Both, and the math depends on geography. Inside a utility, machine learning can cut non-revenue water losses by double-digit percentages and stretch existing supply. Outside the fence, a hyperscaler data center can pull 500,000 gallons a day in a stressed county. The Water-AI Nexus exists because the same technology does both at once, and decisions on siting, cooling design, and reuse credits decide which side wins locally.
Is Autodesk Paying To Sit On The Council?
WEF has not disclosed a fee structure, and council membership is described as an advisory role rather than a sponsorship. Members commit time, technical contributions, and pilot deployments rather than dues. The composition mirrors WEF’s other technical councils, where founding partners like Amazon contribute funding and providers like Autodesk contribute software, training data, and engineering hours.

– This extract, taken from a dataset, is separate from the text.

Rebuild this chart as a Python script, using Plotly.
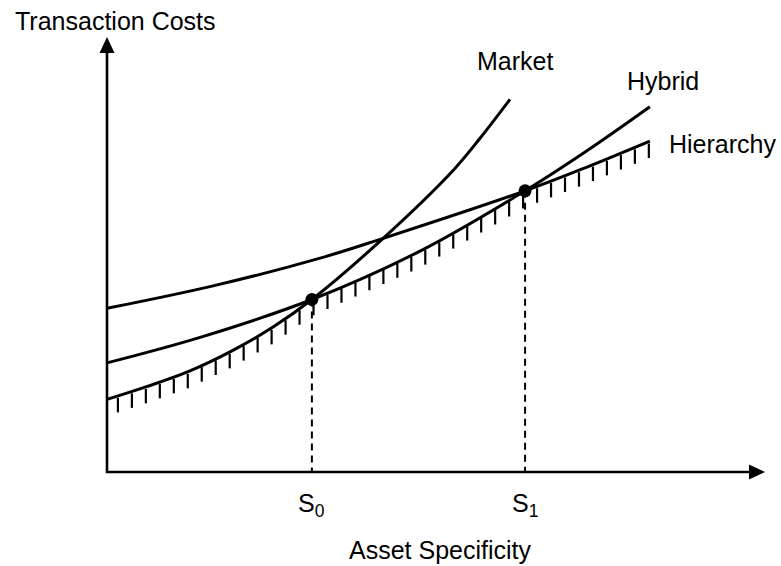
import numpy as np
import plotly.graph_objects as go

# ---- data (x: asset specificity, y: transaction costs, arbitrary units)
market_x = [0.0, 0.76, 1.56, 2.43, 3.20, 3.94, 5.31, 6.66, 7.17, 7.75]
market_y = [1.65, 1.94, 2.28, 2.77, 3.30, 3.92, 5.31, 6.86, 7.58, 8.47]
hybrid_x = [0.0, 1.79, 3.94, 6.02, 8.04, 9.23, 10.44]
hybrid_y = [2.48, 3.06, 3.92, 5.02, 6.39, 7.30, 8.30]
hierarchy_x = [0.0, 2.04, 4.10, 5.31, 8.04, 9.23, 10.44]
hierarchy_y = [3.72, 4.23, 4.86, 5.31, 6.39, 6.93, 7.52]
switch_x = [3.94, 8.04]          # S0, S1
switch_y = [3.92, 6.39]
switch_labels = ["S<sub>0</sub>", "S<sub>1</sub>"]
curve_labels = ["Market", "Hybrid", "Hierarchy"]
label_x = [7.08, 9.96, 10.77]
label_y = [9.34, 8.89, 7.45]
x_title = "Asset Specificity"
y_title = "Transaction Costs"

# ---- geometry / style
PX_X, PX_Y = 52.0, 44.0          # pixels per data unit
X0_PX, Y0_PX = 107.0, 472.0      # origin position in pixels
W, H = 781, 566
X_END = (765 - X0_PX) / PX_X     # x-axis arrow tip
Y_END = (Y0_PX - 37) / PX_Y      # y-axis arrow tip
ARROW_LEN, ARROW_HW = 16.0, 7.5  # pixels
LW = 3
FONT = dict(family="Liberation Sans, Arial, Helvetica, sans-serif", size=25, color="black")

fig = go.Figure()

# axes
fig.add_trace(go.Scatter(x=[0, 0, X_END - ARROW_LEN / PX_X], y=[Y_END - ARROW_LEN / PX_Y, 0, 0],
                         mode="lines", line=dict(color="black", width=2.6), hoverinfo="skip"))
fig.add_shape(type="path", xref="x", yref="y",
              path=f"M {-ARROW_HW/PX_X},{Y_END-ARROW_LEN/PX_Y} L {ARROW_HW/PX_X},{Y_END-ARROW_LEN/PX_Y} L 0,{Y_END} Z",
              fillcolor="black", line=dict(width=0))
fig.add_shape(type="path", xref="x", yref="y",
              path=f"M {X_END-ARROW_LEN/PX_X},{-ARROW_HW/PX_Y} L {X_END-ARROW_LEN/PX_X},{ARROW_HW/PX_Y} L {X_END},0 Z",
              fillcolor="black", line=dict(width=0))

# hatching under the lower envelope
def env(xv):
    vals = []
    for cx, cy in ((market_x, market_y), (hybrid_x, hybrid_y), (hierarchy_x, hierarchy_y)):
        if cx[0] <= xv <= cx[-1]:
            vals.append(np.interp(xv, cx, cy))
    return min(vals)

tick_x = np.linspace(0.21, 10.42, 39)
hx, hy = [], []
for t in tick_x:
    e = env(t)
    hx += [t, t, None]
    hy += [e - 2.0 / PX_Y, e - 16.5 / PX_Y, None]
fig.add_trace(go.Scatter(x=hx, y=hy, mode="lines", line=dict(color="black", width=2.2),
                         hoverinfo="skip"))

# dashed drop lines
for sx, sy in zip(switch_x, switch_y):
    fig.add_trace(go.Scatter(x=[sx, sx], y=[sy, 0], mode="lines",
                             line=dict(color="black", width=2, dash="7px,5px"), hoverinfo="skip"))

# curves
for cx, cy in ((market_x, market_y), (hybrid_x, hybrid_y), (hierarchy_x, hierarchy_y)):
    fig.add_trace(go.Scatter(x=cx, y=cy, mode="lines", line=dict(color="black", width=LW, shape="spline"),
                             hoverinfo="skip"))

# switch points
fig.add_trace(go.Scatter(x=switch_x, y=switch_y, mode="markers",
                         marker=dict(color="black", size=13), hoverinfo="skip"))

# labels
for t, lx, ly in zip(curve_labels, label_x, label_y):
    fig.add_annotation(x=lx, y=ly, text=t, showarrow=False, xanchor="left", yanchor="middle", font=FONT)
for t, sx in zip(switch_labels, switch_x):
    fig.add_annotation(x=sx, y=-0.75, text=t, showarrow=False, xanchor="center", yanchor="middle", font=FONT)
fig.add_annotation(x=6.42, y=-1.78, text=x_title, showarrow=False, xanchor="center", yanchor="middle", font=FONT)
fig.add_annotation(x=-1.81, y=10.26, text=y_title, showarrow=False, xanchor="left", yanchor="middle", font=FONT)

fig.update_layout(
    width=W, height=H, margin=dict(l=0, r=0, t=0, b=0),
    paper_bgcolor="white", plot_bgcolor="white", showlegend=False,
    xaxis=dict(visible=False, range=[-X0_PX / PX_X, (W - X0_PX) / PX_X]),
    yaxis=dict(visible=False, range=[-(H - Y0_PX) / PX_Y, Y0_PX / PX_Y]),
)
fig.write_html("out.html", config={"displayModeBar": False},
               post_script="document.body.style.margin='0';")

Utilities looking to engage can reach WEF directly through the wef.org membership portal.
When Will The Council Publish Recommendations?
The Center of Excellence has signaled an ongoing publication cadence rather than one big deliverable, with research briefs and pilot case studies rolling out through 2026. Public-facing material is being aggregated at water-ai-nexus.org. Utilities looking to apply findings can subscribe to WEF technical updates, and council member firms typically circulate draft recommendations to their utility customers ahead of public release.
Can A Small Utility Use AI Without A Big Budget?
Yes, and most do it through vendor platforms rather than in-house data science. Cloud-hosted analytics tools, including the operational layer in Autodesk’s Info360 product family, charge per asset or per signal rather than requiring a custom build. A starter implementation typically maps SCADA data into the platform, runs anomaly detection on existing sensors, and earns its keep on avoided emergency repairs within the first budget year.
Council watchers will want to track two things over the next 12 months. First, whether hyperscaler members publish water-use figures for AI training runs at the same granularity they publish for total operations. Second, whether utility members start citing measurable non-revenue water reductions tied to council-shared tooling.
Autodesk is talking less about transformation and more about plumbing, the digital kind. That’s the right register for an industry whose biggest wins still come from finding the leak before it floods the basement.